(STATED GOAL): Go through the entries below and pick out every line with "this".

(DATA TO PROCESS):
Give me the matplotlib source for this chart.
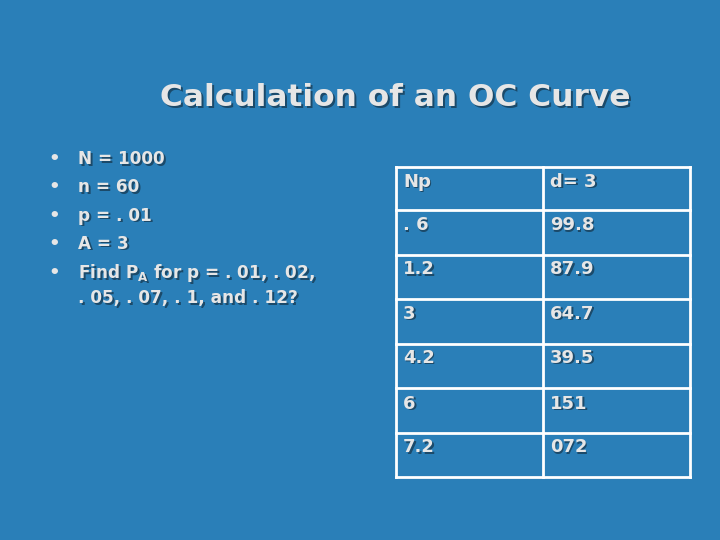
* * *
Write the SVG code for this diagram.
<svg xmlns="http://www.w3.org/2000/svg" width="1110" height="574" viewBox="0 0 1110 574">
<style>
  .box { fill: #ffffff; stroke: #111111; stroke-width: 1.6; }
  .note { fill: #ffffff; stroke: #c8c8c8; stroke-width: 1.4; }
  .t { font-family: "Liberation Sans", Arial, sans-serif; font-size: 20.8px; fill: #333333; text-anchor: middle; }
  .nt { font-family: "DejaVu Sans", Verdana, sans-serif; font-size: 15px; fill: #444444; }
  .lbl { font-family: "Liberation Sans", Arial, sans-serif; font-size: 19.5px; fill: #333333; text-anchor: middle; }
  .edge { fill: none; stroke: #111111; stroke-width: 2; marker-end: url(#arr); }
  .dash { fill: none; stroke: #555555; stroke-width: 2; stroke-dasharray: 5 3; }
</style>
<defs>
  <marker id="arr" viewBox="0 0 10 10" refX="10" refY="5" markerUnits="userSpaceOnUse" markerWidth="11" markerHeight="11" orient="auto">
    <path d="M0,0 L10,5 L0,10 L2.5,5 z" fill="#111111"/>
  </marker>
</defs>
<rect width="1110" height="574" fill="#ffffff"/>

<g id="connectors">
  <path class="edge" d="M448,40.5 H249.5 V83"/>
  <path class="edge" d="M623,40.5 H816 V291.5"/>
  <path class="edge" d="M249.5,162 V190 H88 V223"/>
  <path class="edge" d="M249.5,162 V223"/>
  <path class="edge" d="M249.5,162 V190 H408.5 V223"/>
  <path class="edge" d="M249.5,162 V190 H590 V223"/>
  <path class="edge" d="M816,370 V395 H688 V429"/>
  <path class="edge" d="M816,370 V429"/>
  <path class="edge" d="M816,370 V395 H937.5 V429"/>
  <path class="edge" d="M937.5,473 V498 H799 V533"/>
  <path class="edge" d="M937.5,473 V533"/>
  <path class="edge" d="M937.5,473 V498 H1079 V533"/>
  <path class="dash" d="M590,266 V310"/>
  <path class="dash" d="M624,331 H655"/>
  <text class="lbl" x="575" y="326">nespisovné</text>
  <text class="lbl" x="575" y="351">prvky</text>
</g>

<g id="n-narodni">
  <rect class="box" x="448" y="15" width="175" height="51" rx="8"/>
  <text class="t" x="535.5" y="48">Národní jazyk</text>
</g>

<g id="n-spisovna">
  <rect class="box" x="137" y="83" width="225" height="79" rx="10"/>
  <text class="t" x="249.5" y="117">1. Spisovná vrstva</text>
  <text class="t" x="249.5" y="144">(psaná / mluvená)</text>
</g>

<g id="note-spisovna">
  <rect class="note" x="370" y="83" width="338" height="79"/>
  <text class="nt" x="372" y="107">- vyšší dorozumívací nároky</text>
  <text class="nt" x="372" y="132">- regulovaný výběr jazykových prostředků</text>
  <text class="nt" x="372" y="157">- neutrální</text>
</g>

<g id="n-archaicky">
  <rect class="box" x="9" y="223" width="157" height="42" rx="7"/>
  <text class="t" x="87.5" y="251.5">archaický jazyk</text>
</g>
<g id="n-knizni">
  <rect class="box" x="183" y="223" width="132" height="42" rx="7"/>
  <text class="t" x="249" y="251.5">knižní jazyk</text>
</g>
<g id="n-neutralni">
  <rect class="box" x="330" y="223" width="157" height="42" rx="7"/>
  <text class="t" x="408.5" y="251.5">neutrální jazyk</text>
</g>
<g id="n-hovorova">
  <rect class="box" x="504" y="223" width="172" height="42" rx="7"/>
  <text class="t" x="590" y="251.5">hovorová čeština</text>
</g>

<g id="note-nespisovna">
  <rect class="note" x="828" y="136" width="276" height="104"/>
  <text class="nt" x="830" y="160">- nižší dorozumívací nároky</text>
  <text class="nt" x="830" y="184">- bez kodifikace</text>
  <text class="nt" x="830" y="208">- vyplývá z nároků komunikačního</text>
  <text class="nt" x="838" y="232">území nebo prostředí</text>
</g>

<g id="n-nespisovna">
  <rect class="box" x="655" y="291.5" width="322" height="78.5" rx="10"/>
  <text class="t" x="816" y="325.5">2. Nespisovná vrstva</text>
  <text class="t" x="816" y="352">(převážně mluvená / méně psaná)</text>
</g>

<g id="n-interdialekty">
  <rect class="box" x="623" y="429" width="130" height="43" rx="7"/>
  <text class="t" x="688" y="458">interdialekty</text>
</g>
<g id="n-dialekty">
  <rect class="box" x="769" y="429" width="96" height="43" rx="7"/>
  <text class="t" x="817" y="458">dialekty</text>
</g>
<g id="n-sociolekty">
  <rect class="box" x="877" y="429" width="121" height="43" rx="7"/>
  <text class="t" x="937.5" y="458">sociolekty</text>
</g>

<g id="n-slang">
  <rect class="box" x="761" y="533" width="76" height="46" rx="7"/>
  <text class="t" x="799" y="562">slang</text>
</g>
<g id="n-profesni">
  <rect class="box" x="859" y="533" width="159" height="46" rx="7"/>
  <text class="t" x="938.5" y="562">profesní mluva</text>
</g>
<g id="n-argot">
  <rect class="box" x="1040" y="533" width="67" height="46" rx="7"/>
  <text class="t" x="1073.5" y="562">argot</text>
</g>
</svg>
...
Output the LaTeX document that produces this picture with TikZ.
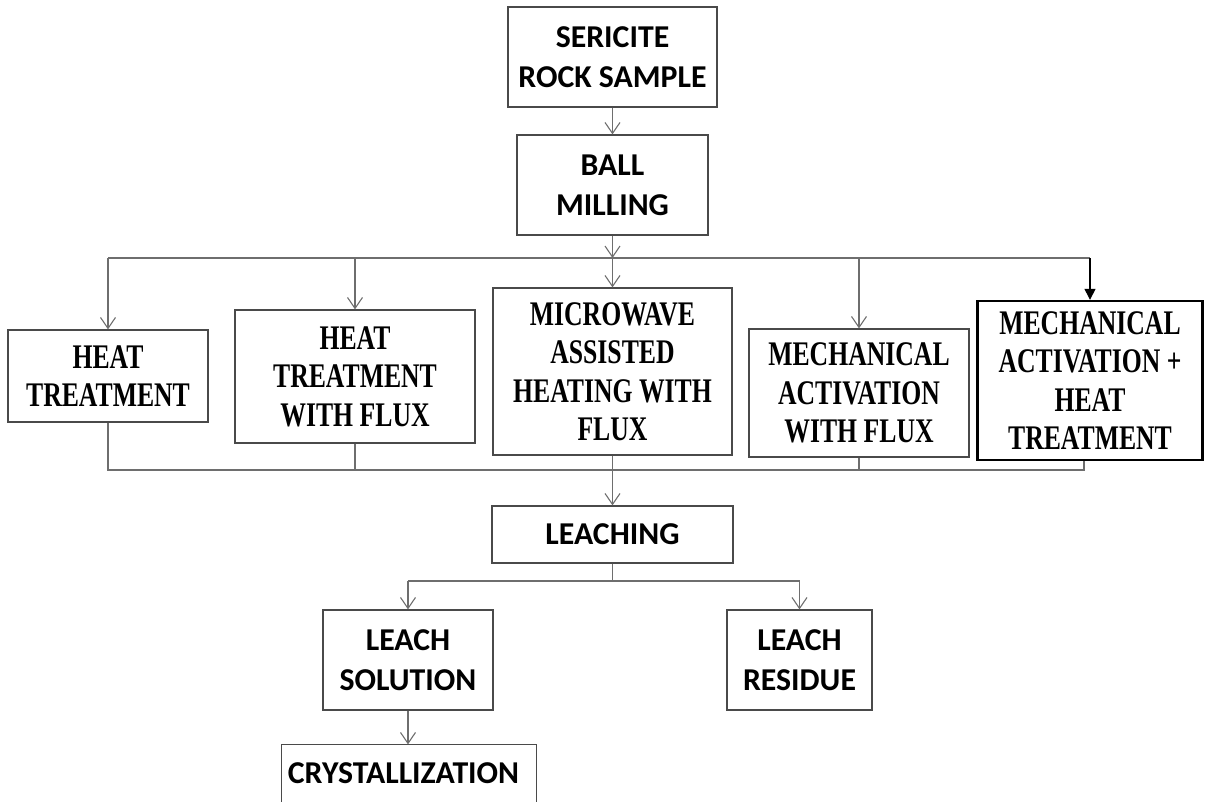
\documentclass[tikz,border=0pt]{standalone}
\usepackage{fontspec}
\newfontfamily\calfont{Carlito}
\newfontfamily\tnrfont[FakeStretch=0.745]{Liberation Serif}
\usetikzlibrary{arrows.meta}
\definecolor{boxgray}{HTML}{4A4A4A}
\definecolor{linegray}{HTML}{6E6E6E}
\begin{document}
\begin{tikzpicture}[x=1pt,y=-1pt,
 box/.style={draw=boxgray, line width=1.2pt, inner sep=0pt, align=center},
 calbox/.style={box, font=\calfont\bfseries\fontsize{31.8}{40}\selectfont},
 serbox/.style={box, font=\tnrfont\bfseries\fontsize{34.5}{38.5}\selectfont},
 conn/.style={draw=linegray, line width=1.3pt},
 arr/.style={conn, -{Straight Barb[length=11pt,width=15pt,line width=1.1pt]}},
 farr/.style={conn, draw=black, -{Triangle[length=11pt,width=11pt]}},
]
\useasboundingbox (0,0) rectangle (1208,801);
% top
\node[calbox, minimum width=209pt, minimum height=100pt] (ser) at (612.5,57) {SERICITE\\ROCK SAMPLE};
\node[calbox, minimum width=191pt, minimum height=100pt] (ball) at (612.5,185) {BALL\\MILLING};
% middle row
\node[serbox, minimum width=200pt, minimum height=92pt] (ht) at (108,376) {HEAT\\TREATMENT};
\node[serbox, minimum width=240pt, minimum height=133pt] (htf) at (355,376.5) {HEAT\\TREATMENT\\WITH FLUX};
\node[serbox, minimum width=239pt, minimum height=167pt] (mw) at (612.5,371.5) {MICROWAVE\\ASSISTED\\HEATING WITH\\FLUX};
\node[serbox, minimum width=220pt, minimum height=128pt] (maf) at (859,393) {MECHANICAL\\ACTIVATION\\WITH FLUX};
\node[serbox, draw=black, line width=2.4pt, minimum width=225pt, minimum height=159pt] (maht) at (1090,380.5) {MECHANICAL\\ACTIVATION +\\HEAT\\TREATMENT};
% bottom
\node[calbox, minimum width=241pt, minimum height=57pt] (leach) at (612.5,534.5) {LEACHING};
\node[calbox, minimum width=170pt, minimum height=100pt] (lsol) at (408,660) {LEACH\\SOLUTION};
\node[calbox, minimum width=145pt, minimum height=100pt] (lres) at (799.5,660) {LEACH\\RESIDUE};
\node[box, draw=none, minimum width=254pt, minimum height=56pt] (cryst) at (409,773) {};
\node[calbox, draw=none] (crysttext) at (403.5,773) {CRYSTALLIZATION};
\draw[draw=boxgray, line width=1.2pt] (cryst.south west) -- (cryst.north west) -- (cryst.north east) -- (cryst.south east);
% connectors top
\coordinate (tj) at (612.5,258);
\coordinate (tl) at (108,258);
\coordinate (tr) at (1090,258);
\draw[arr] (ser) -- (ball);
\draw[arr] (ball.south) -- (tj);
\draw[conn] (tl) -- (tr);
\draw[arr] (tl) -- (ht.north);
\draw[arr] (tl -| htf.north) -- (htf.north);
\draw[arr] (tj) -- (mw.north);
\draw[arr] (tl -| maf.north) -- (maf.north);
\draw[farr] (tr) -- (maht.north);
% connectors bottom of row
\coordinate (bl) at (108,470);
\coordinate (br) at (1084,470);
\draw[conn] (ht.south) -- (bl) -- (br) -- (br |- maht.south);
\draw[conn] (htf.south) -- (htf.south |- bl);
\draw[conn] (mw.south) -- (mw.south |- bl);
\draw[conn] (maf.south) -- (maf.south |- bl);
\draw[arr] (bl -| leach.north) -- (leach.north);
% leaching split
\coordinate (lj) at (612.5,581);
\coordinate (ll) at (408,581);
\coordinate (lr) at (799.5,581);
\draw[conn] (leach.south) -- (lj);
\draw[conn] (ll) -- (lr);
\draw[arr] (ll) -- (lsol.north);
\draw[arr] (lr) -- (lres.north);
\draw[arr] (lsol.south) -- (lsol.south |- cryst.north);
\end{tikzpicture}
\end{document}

(SOLUTION TO THE PROBLEM):
Give me the matplotlib source for this chart.
Write the SVG code for this diagram.
Output the LaTeX document that produces this picture with TikZ.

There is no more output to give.